SHORT TASK: Quote from the first line below through the line that contains "linewidth=1, label=series_names[1], zorder=3)", both included, and leave the pictures out.

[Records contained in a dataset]
___
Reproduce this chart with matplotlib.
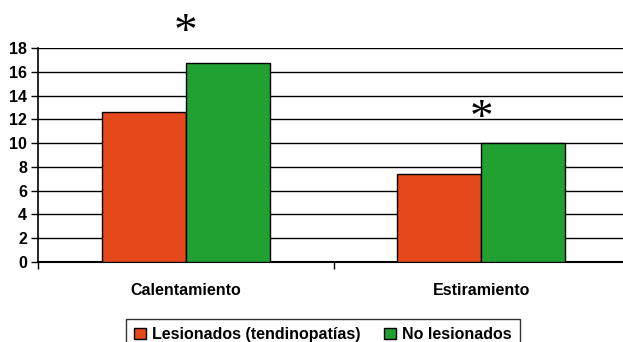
import matplotlib
matplotlib.use("Agg")
import matplotlib.pyplot as plt
import numpy as np

plt.rcParams['font.family'] = ['Liberation Sans', 'DejaVu Sans']

categories = ["Calentamiento", "Estiramiento"]
series_names = ["Lesionados (tendinopatías)", "No lesionados"]
lesionados = [12.6, 7.4]
no_lesionados = [16.7, 10.0]
yticks = [0, 2, 4, 6, 8, 10, 12, 14, 16, 18]
asterisk_y = [20.2, 13.0]

colors = ["#E5481A", "#21A132"]

W, H = 623, 342
fig = plt.figure(figsize=(W / 100, H / 100), dpi=100)
ax = fig.add_axes([38 / W, 1 - 262 / H, 591 / W, 214 / H])

x = np.arange(len(categories))
bw = 0.285
ax.bar(x - bw / 2, lesionados, bw, color=colors[0], edgecolor="black",
       linewidth=1, label=series_names[0], zorder=3)
ax.bar(x + bw / 2, no_lesionados, bw, color=colors[1], edgecolor="black",
       linewidth=1, label=series_names[1], zorder=3)

# significance markers above each group (glyph centred on asterisk_y)
for xi, yi in zip(x, asterisk_y):
    ax.annotate("*", xy=(xi, yi), xytext=(0, -17), textcoords="offset points",
                ha="center", va="baseline", fontsize=34,
                family="Liberation Serif", annotation_clip=False)

ax.set_xlim(-0.5, 1.5)
ax.set_ylim(0, 18)
ax.set_yticks(yticks)
ax.set_yticklabels([str(v) for v in yticks], fontsize=11.5, fontweight="bold")
ax.yaxis.grid(True, color="black", linewidth=1, zorder=0)
ax.set_axisbelow(True)

ax.set_xticks([-0.5, 0.5, 1.5])
ax.set_xticklabels([])
ax.set_xticks(x, minor=True)
ax.set_xticklabels(categories, minor=True, fontsize=11.5, fontweight="bold")
ax.tick_params(axis="x", which="minor", length=0, pad=15)
ax.tick_params(axis="x", which="major", length=5, width=1)
ax.tick_params(axis="y", length=5, width=1, pad=3)

for s in ["top", "right"]:
    ax.spines[s].set_visible(False)
ax.spines["left"].set_linewidth(1.2)
ax.spines["bottom"].set_linewidth(1.5)

leg = fig.legend(loc="upper center", bbox_to_anchor=(323 / W, 1 - 311 / H),
                 ncol=2, frameon=True, fancybox=False, edgecolor="black",
                 prop={"weight": "bold", "size": 11.5}, handlelength=0.7,
                 handleheight=0.7, handletextpad=0.4, columnspacing=1.5,
                 borderpad=0.5)
leg.get_frame().set_linewidth(1)

fig.savefig("out.png", dpi=100)
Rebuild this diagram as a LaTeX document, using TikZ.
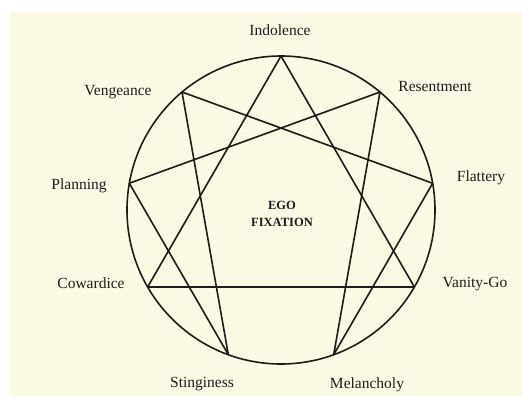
\documentclass[tikz,border=0pt]{standalone}
\usepackage{fontspec}
\setmainfont{Liberation Serif}
\definecolor{paper}{RGB}{251,249,227}
\definecolor{ink}{RGB}{30,28,26}

\tikzset{
  lbl/.style={font=\fontsize{15.5}{18}\selectfont, text=ink, inner sep=0pt},
  core/.style={font=\fontsize{12.5}{14}\selectfont\bfseries, text=ink, inner sep=0pt},
  edge/.style={draw=ink, line width=1.6pt, line join=round}
}

\begin{document}
\begin{tikzpicture}[x=1pt,y=-1pt]

  % page and paper
  \fill[white] (0,0) rectangle (522,396);
  \fill[paper] (10,12) rectangle (522,396);
  \useasboundingbox (0,0) rectangle (522,396);

  % circle and nine points
  \coordinate (c) at (281,210);
  \draw[edge] (c) circle (154);
  \foreach \k in {0,...,8}
    \coordinate (p\k) at ({281+154*cos(90-40*\k)},{210-154*sin(90-40*\k)});

  % triangle 9-3-6
  \draw[edge] (p0) -- (p3) -- (p6) -- cycle;
  % hexad 1-4-2-8-5-7
  \draw[edge] (p1) -- (p4) -- (p2) -- (p8) -- (p5) -- (p7) -- cycle;

  % labels
  \node[lbl] (indolence)  at (280,30)  {Indolence};
  \node[lbl] (resentment) at (435,87)  {Resentment};
  \node[lbl] (flattery)   at (481,178) {Flattery};
  \node[lbl] (vanity)     at (475,284) {Vanity-Go};
  \node[lbl] (melancholy) at (367,385) {Melancholy};
  \node[lbl] (stinginess) at (202,384) {Stinginess};
  \node[lbl] (cowardice)  at (91,283)  {Cowardice};
  \node[lbl] (planning)   at (79,186)  {Planning};
  \node[lbl] (vengeance)  at (118,92)  {Vengeance};

  % centre
  \node[core] (ego) at (282,205) {EGO};
  \node[core] (fixation) at (282,222) {FIXATION};
\end{tikzpicture}
\end{document}
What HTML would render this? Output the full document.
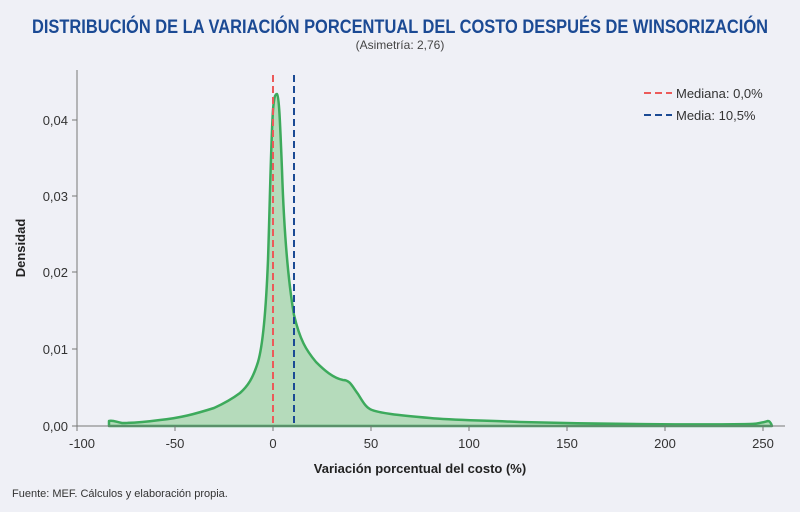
<!DOCTYPE html>
<html><head><meta charset="utf-8"><style>
body{margin:0;background:#eff0f6;}
svg{display:block;font-family:"Liberation Sans",sans-serif;}
</style></head><body>
<svg width="800" height="512" viewBox="0 0 800 512">
<rect width="800" height="512" fill="#eff0f6"/>
<text x="400" y="33" text-anchor="middle" font-size="19" font-weight="bold" fill="#1b4a94" textLength="736" lengthAdjust="spacingAndGlyphs">DISTRIBUCIÓN DE LA VARIACIÓN PORCENTUAL DEL COSTO DESPUÉS DE WINSORIZACIÓN</text>
<text x="400" y="49" text-anchor="middle" font-size="12" fill="#444">(Asimetría: 2,76)</text>
<path d="M109,426 L109,421 C113,420 116,422 122,423 C135,423 145,422 160,420 C180,418 195,414 214,408 C225,403 232,399 240,393 C248,386 253,378 258,362 C263,345 266,310 268,260 C270,200 271,140 273,110 C274,98 275,94 277,94 C279,96 280,120 282,170 C284,230 288,280 294,315 C300,340 306,350 316,362 C324,370 333,378 343,380 C350,380 352,386 358,394 C363,402 366,408 372,410 C380,413 395,415 430,418 C450,420 470,420 520,422 C600,424 700,425 750,424 C758,424 764,422 768,421 C770,421 771,423 772,426 Z" fill="#b5dbbb" stroke="#3daa5c" stroke-width="2.5" stroke-linejoin="round"/>
<line x1="77" y1="70" x2="77" y2="426" stroke="#777" stroke-width="1"/>
<line x1="77" y1="426" x2="785" y2="426" stroke="#777" stroke-width="1"/>
<g stroke="#777"><line x1="72" y1="426" x2="77" y2="426"/><line x1="72" y1="349" x2="77" y2="349"/><line x1="72" y1="272" x2="77" y2="272"/><line x1="72" y1="196" x2="77" y2="196"/><line x1="72" y1="120" x2="77" y2="120"/>
<line x1="77" y1="426" x2="77" y2="431"/><line x1="175" y1="426" x2="175" y2="431"/><line x1="273" y1="426" x2="273" y2="431"/><line x1="371" y1="426" x2="371" y2="431"/><line x1="469" y1="426" x2="469" y2="431"/><line x1="567" y1="426" x2="567" y2="431"/><line x1="665" y1="426" x2="665" y2="431"/><line x1="763" y1="426" x2="763" y2="431"/></g>
<g font-size="13" fill="#333" text-anchor="end"><text x="68" y="431">0,00</text><text x="68" y="354">0,01</text><text x="68" y="277">0,02</text><text x="68" y="201">0,03</text><text x="68" y="125">0,04</text></g>
<g font-size="13" fill="#333" text-anchor="middle"><text x="82" y="448">-100</text><text x="175" y="448">-50</text><text x="273" y="448">0</text><text x="371" y="448">50</text><text x="469" y="448">100</text><text x="567" y="448">150</text><text x="665" y="448">200</text><text x="763" y="448">250</text></g>
<text x="420" y="473" text-anchor="middle" font-size="13" font-weight="bold" fill="#222">Variación porcentual del costo (%)</text>
<text transform="translate(25,248) rotate(-90)" text-anchor="middle" font-size="13" font-weight="bold" fill="#222">Densidad</text>
<line x1="273" y1="75" x2="273" y2="426" stroke="#ec5a5a" stroke-width="2" stroke-dasharray="7,4"/>
<line x1="294" y1="75" x2="294" y2="426" stroke="#1b4a94" stroke-width="2" stroke-dasharray="7,4"/>
<line x1="644" y1="93" x2="672" y2="93" stroke="#ec5a5a" stroke-width="2" stroke-dasharray="7,4"/>
<line x1="644" y1="115" x2="672" y2="115" stroke="#1b4a94" stroke-width="2" stroke-dasharray="7,4"/>
<text x="676" y="98" font-size="13" fill="#333">Mediana: 0,0%</text>
<text x="676" y="120" font-size="13" fill="#333">Media: 10,5%</text>
<text x="12" y="497" font-size="11" fill="#333">Fuente: MEF. Cálculos y elaboración propia.</text>
</svg>
</body></html>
___
EXERCISE SOLUTION:
Reproduce this chart with matplotlib.
import matplotlib
matplotlib.use("Agg")
import matplotlib.pyplot as plt
import numpy as np

plt.rcParams['font.family'] = ['Liberation Sans', 'DejaVu Sans']

categories = ["Calentamiento", "Estiramiento"]
series_names = ["Lesionados (tendinopatías)", "No lesionados"]
lesionados = [12.6, 7.4]
no_lesionados = [16.7, 10.0]
yticks = [0, 2, 4, 6, 8, 10, 12, 14, 16, 18]
asterisk_y = [20.2, 13.0]

colors = ["#E5481A", "#21A132"]

W, H = 623, 342
fig = plt.figure(figsize=(W / 100, H / 100), dpi=100)
ax = fig.add_axes([38 / W, 1 - 262 / H, 591 / W, 214 / H])

x = np.arange(len(categories))
bw = 0.285
ax.bar(x - bw / 2, lesionados, bw, color=colors[0], edgecolor="black",
       linewidth=1, label=series_names[0], zorder=3)
ax.bar(x + bw / 2, no_lesionados, bw, color=colors[1], edgecolor="black",
       linewidth=1, label=series_names[1], zorder=3)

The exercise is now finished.